— Start of DATA SEGMENT —

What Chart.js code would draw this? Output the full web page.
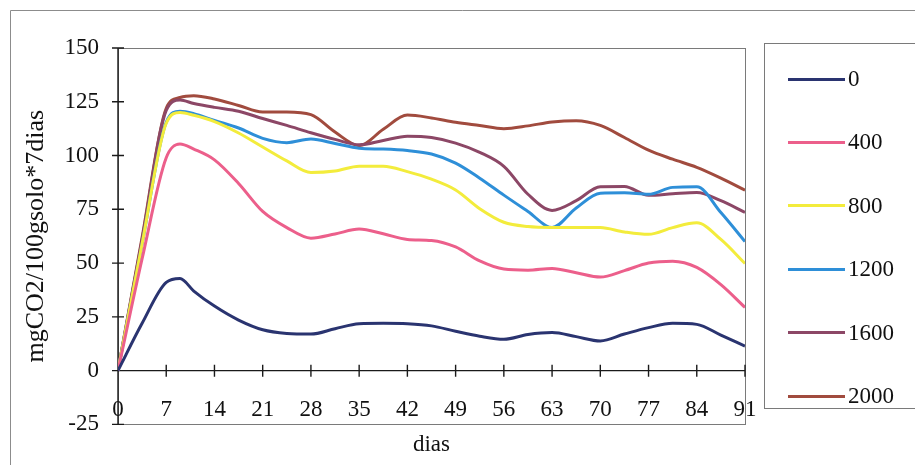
<!DOCTYPE html>
<html>
<head>
<meta charset="utf-8">
<script src="https://cdn.jsdelivr.net/npm/chart.js@4.4.1/dist/chart.umd.min.js"></script>
<style>
  html, body { margin: 0; padding: 0; background: #fff; }
  #wrap { position: relative; width: 915px; height: 465px; overflow: hidden; }
  #chart { position: absolute; left: 0; top: 0; }
  #legend {
    position: absolute; left: 764px; top: 43px; width: 170px; height: 366px;
    border: 1px solid #7a7a7a; box-sizing: border-box;
    font-family: "Liberation Serif", "Times New Roman", serif; font-size: 23px; color: #111;
  }
  .item { position: absolute; left: 0; height: 28px; display: flex; align-items: center; }
  .swatch { width: 57px; height: 3px; margin-left: 23px; margin-right: 3px; }
</style>
</head>
<body>
<div id="wrap">
  <canvas id="chart" width="915" height="465"></canvas>
  <div id="legend"></div>
</div>
<script>
// Incubation days (x) and CO2 release per treatment dose (y)
const days = [0, 3.5, 7, 9, 11, 14, 17.5, 21, 24.5, 28, 31.5, 35, 38.5, 42, 45.5, 49, 52.5, 56, 59.5, 63, 66.5, 70, 73.5, 77, 80.5, 84, 87.5, 91];

const dose0    = [0, 22, 41, 42.8, 37, 30, 23.5, 19, 17.3, 17, 19.5, 21.8, 22, 21.8, 20.8, 18.3, 16, 14.6, 16.8, 17.7, 15.8, 13.8, 17, 20, 22, 21.5, 16.5, 11.4];
const dose400  = [0, 52, 99, 105.4, 103, 98, 87, 74, 66.5, 61.6, 63.5, 65.8, 63.6, 61, 60.5, 57.5, 51, 47.2, 46.7, 47.5, 45.5, 43.5, 46.5, 50, 50.9, 48, 40, 29.4];
const dose800  = [0, 59, 115, 120, 118.7, 115.8, 110.5, 104, 97.5, 92.1, 92.8, 95, 95, 92.5, 89, 84, 75.3, 69, 67, 66.6, 66.6, 66.5, 64.5, 63.4, 66.5, 68.7, 61, 49.8];
const dose1200 = [0, 59, 115.5, 120.6, 119.5, 116.3, 112.8, 108, 106, 107.7, 105.6, 103.4, 103, 102.3, 100.7, 96.5, 89.5, 81.6, 74, 66.5, 75.6, 82.5, 82.7, 82, 85.2, 85.5, 73.5, 60];
const dose1600 = [0, 61, 121, 125.8, 124.2, 122.4, 120.6, 117.2, 114, 110.6, 107.5, 105, 107, 109, 108.4, 105.8, 101.5, 95, 82, 74.5, 79, 85.5, 85.6, 81.5, 82.2, 82.8, 79, 73.6];
const dose2000 = [0, 62, 122, 127, 127.8, 126.3, 123.3, 120.2, 120.2, 119, 110.9, 104.6, 112.2, 118.8, 117.5, 115.5, 114, 112.5, 113.8, 115.6, 116.2, 114, 108.4, 102.5, 98.3, 94.5, 89.5, 83.9];

const seriesNames = ['0', '400', '800', '1200', '1600', '2000'];
const seriesValues = [dose0, dose400, dose800, dose1200, dose1600, dose2000];
const seriesColors = ['#2a3470', '#ec5f8b', '#f3ec3c', '#2e8fd8', '#8c4766', '#a14b3e'];

const yTickMin = -25, yTickMax = 150, yTickStep = 25;
const xTickMin = 0, xTickMax = 91, xTickStep = 7;

const serif = '"Liberation Serif", "Times New Roman", serif';

// Axis lines with crossing tick marks, plus the plot frame and outer frame
const axesPlugin = {
  id: 'axesPlugin',
  beforeDraw(chart) {
    const { ctx, chartArea: a } = chart;
    ctx.save();
    ctx.strokeStyle = '#8c8c8c';
    ctx.lineWidth = 1;
    ctx.beginPath();
    ctx.moveTo(10.5, 465);
    ctx.lineTo(10.5, 10.5);
    ctx.lineTo(915, 10.5);
    ctx.stroke();
    ctx.strokeStyle = '#7a7a7a';
    ctx.strokeRect(Math.round(a.left) + 0.5, Math.round(a.top) + 0.5, Math.round(a.right - a.left), Math.round(a.bottom - a.top));
    ctx.restore();
  },
  beforeDatasetsDraw(chart) {
    const { ctx, chartArea: a, scales: { x, y } } = chart;
    const x0 = x.getPixelForValue(0);
    const y0 = y.getPixelForValue(0);
    ctx.save();
    ctx.strokeStyle = '#1a1a1a';
    ctx.lineWidth = 1.4;
    ctx.beginPath();
    ctx.moveTo(x0, a.top);
    ctx.lineTo(x0, a.bottom);
    ctx.moveTo(a.left, y0);
    ctx.lineTo(a.right, y0);
    y.ticks.forEach(t => {
      const py = y.getPixelForValue(t.value);
      ctx.moveTo(x0 - 6, py);
      ctx.lineTo(x0 + 6, py);
    });
    x.ticks.forEach(t => {
      const px = x.getPixelForValue(t.value);
      ctx.moveTo(px, y0 - 6);
      ctx.lineTo(px, y0 + 6);
    });
    ctx.stroke();
    ctx.restore();
  }
};

const datasets = seriesNames.map((name, i) => ({
  label: name,
  data: days.map((d, k) => ({ x: d, y: seriesValues[i][k] })),
  borderColor: seriesColors[i],
  backgroundColor: seriesColors[i],
  borderWidth: 3,
  pointRadius: 0,
  cubicInterpolationMode: 'monotone',
  fill: false
}));

new Chart(document.getElementById('chart'), {
  type: 'line',
  data: { datasets },
  options: {
    responsive: false,
    animation: false,
    layout: { padding: { left: 10, right: 170, top: 48, bottom: 6 } },
    plugins: {
      legend: { display: false },
      tooltip: { enabled: false },
      title: {
        display: true,
        text: 'dias',
        position: 'bottom',
        fullSize: false,
        color: '#111',
        font: { family: serif, size: 23, weight: 'normal' },
        padding: { top: 7, bottom: 0 }
      }
    },
    scales: {
      x: {
        type: 'linear',
        position: { y: 0 },
        min: xTickMin,
        max: xTickMax,
        grid: { display: false, drawTicks: false },
        border: { display: false },
        ticks: {
          stepSize: xTickStep,
          autoSkip: false,
          maxRotation: 0,
          padding: 26,
          color: '#111',
          font: { family: serif, size: 23 }
        }
      },
      y: {
        type: 'linear',
        position: 'left',
        min: yTickMin,
        max: yTickMax,
        afterFit: (scale) => { scale.width = 108; },
        grid: { display: false, drawTicks: false },
        border: { display: false },
        ticks: {
          stepSize: yTickStep,
          padding: 19,
          color: '#111',
          font: { family: serif, size: 23 }
        },
        title: {
          display: true,
          text: 'mgCO2/100gsolo*7dias',
          color: '#111',
          font: { family: serif, size: 26, weight: 'normal' },
          padding: { top: 11, bottom: 0 }
        }
      }
    }
  },
  plugins: [axesPlugin]
});

// Legend box built from the series names and colours
const legend = document.getElementById('legend');
seriesNames.forEach((name, i) => {
  const item = document.createElement('div');
  item.className = 'item';
  item.style.top = (21 + i * 63.4) + 'px';
  const sw = document.createElement('span');
  sw.className = 'swatch';
  sw.style.background = seriesColors[i];
  const tx = document.createElement('span');
  tx.textContent = name;
  item.appendChild(sw);
  item.appendChild(tx);
  legend.appendChild(item);
});
</script>
</body>
</html>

— End of DATA SEGMENT —

> [DO THIS] Reproduce all of the data exactly, omitting each picture it holds.

> [REPLY]
What Chart.js code would draw this? Output the full web page.
<!DOCTYPE html>
<html>
<head>
<meta charset="utf-8">
<script src="https://cdn.jsdelivr.net/npm/chart.js@4.4.1/dist/chart.umd.min.js"></script>
<style>
  html, body { margin: 0; padding: 0; background: #fff; }
  #wrap { position: relative; width: 915px; height: 465px; overflow: hidden; }
  #chart { position: absolute; left: 0; top: 0; }
  #legend {
    position: absolute; left: 764px; top: 43px; width: 170px; height: 366px;
    border: 1px solid #7a7a7a; box-sizing: border-box;
    font-family: "Liberation Serif", "Times New Roman", serif; font-size: 23px; color: #111;
  }
  .item { position: absolute; left: 0; height: 28px; display: flex; align-items: center; }
  .swatch { width: 57px; height: 3px; margin-left: 23px; margin-right: 3px; }
</style>
</head>
<body>
<div id="wrap">
  <canvas id="chart" width="915" height="465"></canvas>
  <div id="legend"></div>
</div>
<script>
// Incubation days (x) and CO2 release per treatment dose (y)
const days = [0, 3.5, 7, 9, 11, 14, 17.5, 21, 24.5, 28, 31.5, 35, 38.5, 42, 45.5, 49, 52.5, 56, 59.5, 63, 66.5, 70, 73.5, 77, 80.5, 84, 87.5, 91];

const dose0    = [0, 22, 41, 42.8, 37, 30, 23.5, 19, 17.3, 17, 19.5, 21.8, 22, 21.8, 20.8, 18.3, 16, 14.6, 16.8, 17.7, 15.8, 13.8, 17, 20, 22, 21.5, 16.5, 11.4];
const dose400  = [0, 52, 99, 105.4, 103, 98, 87, 74, 66.5, 61.6, 63.5, 65.8, 63.6, 61, 60.5, 57.5, 51, 47.2, 46.7, 47.5, 45.5, 43.5, 46.5, 50, 50.9, 48, 40, 29.4];
const dose800  = [0, 59, 115, 120, 118.7, 115.8, 110.5, 104, 97.5, 92.1, 92.8, 95, 95, 92.5, 89, 84, 75.3, 69, 67, 66.6, 66.6, 66.5, 64.5, 63.4, 66.5, 68.7, 61, 49.8];
const dose1200 = [0, 59, 115.5, 120.6, 119.5, 116.3, 112.8, 108, 106, 107.7, 105.6, 103.4, 103, 102.3, 100.7, 96.5, 89.5, 81.6, 74, 66.5, 75.6, 82.5, 82.7, 82, 85.2, 85.5, 73.5, 60];
const dose1600 = [0, 61, 121, 125.8, 124.2, 122.4, 120.6, 117.2, 114, 110.6, 107.5, 105, 107, 109, 108.4, 105.8, 101.5, 95, 82, 74.5, 79, 85.5, 85.6, 81.5, 82.2, 82.8, 79, 73.6];
const dose2000 = [0, 62, 122, 127, 127.8, 126.3, 123.3, 120.2, 120.2, 119, 110.9, 104.6, 112.2, 118.8, 117.5, 115.5, 114, 112.5, 113.8, 115.6, 116.2, 114, 108.4, 102.5, 98.3, 94.5, 89.5, 83.9];

const seriesNames = ['0', '400', '800', '1200', '1600', '2000'];
const seriesValues = [dose0, dose400, dose800, dose1200, dose1600, dose2000];
const seriesColors = ['#2a3470', '#ec5f8b', '#f3ec3c', '#2e8fd8', '#8c4766', '#a14b3e'];

const yTickMin = -25, yTickMax = 150, yTickStep = 25;
const xTickMin = 0, xTickMax = 91, xTickStep = 7;

const serif = '"Liberation Serif", "Times New Roman", serif';

// Axis lines with crossing tick marks, plus the plot frame and outer frame
const axesPlugin = {
  id: 'axesPlugin',
  beforeDraw(chart) {
    const { ctx, chartArea: a } = chart;
    ctx.save();
    ctx.strokeStyle = '#8c8c8c';
    ctx.lineWidth = 1;
    ctx.beginPath();
    ctx.moveTo(10.5, 465);
    ctx.lineTo(10.5, 10.5);
    ctx.lineTo(915, 10.5);
    ctx.stroke();
    ctx.strokeStyle = '#7a7a7a';
    ctx.strokeRect(Math.round(a.left) + 0.5, Math.round(a.top) + 0.5, Math.round(a.right - a.left), Math.round(a.bottom - a.top));
    ctx.restore();
  },
  beforeDatasetsDraw(chart) {
    const { ctx, chartArea: a, scales: { x, y } } = chart;
    const x0 = x.getPixelForValue(0);
    const y0 = y.getPixelForValue(0);
    ctx.save();
    ctx.strokeStyle = '#1a1a1a';
    ctx.lineWidth = 1.4;
    ctx.beginPath();
    ctx.moveTo(x0, a.top);
    ctx.lineTo(x0, a.bottom);
    ctx.moveTo(a.left, y0);
    ctx.lineTo(a.right, y0);
    y.ticks.forEach(t => {
      const py = y.getPixelForValue(t.value);
      ctx.moveTo(x0 - 6, py);
      ctx.lineTo(x0 + 6, py);
    });
    x.ticks.forEach(t => {
      const px = x.getPixelForValue(t.value);
      ctx.moveTo(px, y0 - 6);
      ctx.lineTo(px, y0 + 6);
    });
    ctx.stroke();
    ctx.restore();
  }
};

const datasets = seriesNames.map((name, i) => ({
  label: name,
  data: days.map((d, k) => ({ x: d, y: seriesValues[i][k] })),
  borderColor: seriesColors[i],
  backgroundColor: seriesColors[i],
  borderWidth: 3,
  pointRadius: 0,
  cubicInterpolationMode: 'monotone',
  fill: false
}));

new Chart(document.getElementById('chart'), {
  type: 'line',
  data: { datasets },
  options: {
    responsive: false,
    animation: false,
    layout: { padding: { left: 10, right: 170, top: 48, bottom: 6 } },
    plugins: {
      legend: { display: false },
      tooltip: { enabled: false },
      title: {
        display: true,
        text: 'dias',
        position: 'bottom',
        fullSize: false,
        color: '#111',
        font: { family: serif, size: 23, weight: 'normal' },
        padding: { top: 7, bottom: 0 }
      }
    },
    scales: {
      x: {
        type: 'linear',
        position: { y: 0 },
        min: xTickMin,
        max: xTickMax,
        grid: { display: false, drawTicks: false },
        border: { display: false },
        ticks: {
          stepSize: xTickStep,
          autoSkip: false,
          maxRotation: 0,
          padding: 26,
          color: '#111',
          font: { family: serif, size: 23 }
        }
      },
      y: {
        type: 'linear',
        position: 'left',
        min: yTickMin,
        max: yTickMax,
        afterFit: (scale) => { scale.width = 108; },
        grid: { display: false, drawTicks: false },
        border: { display: false },
        ticks: {
          stepSize: yTickStep,
          padding: 19,
          color: '#111',
          font: { family: serif, size: 23 }
        },
        title: {
          display: true,
          text: 'mgCO2/100gsolo*7dias',
          color: '#111',
          font: { family: serif, size: 26, weight: 'normal' },
          padding: { top: 11, bottom: 0 }
        }
      }
    }
  },
  plugins: [axesPlugin]
});

// Legend box built from the series names and colours
const legend = document.getElementById('legend');
seriesNames.forEach((name, i) => {
  const item = document.createElement('div');
  item.className = 'item';
  item.style.top = (21 + i * 63.4) + 'px';
  const sw = document.createElement('span');
  sw.className = 'swatch';
  sw.style.background = seriesColors[i];
  const tx = document.createElement('span');
  tx.textContent = name;
  item.appendChild(sw);
  item.appendChild(tx);
  legend.appendChild(item);
});
</script>
</body>
</html>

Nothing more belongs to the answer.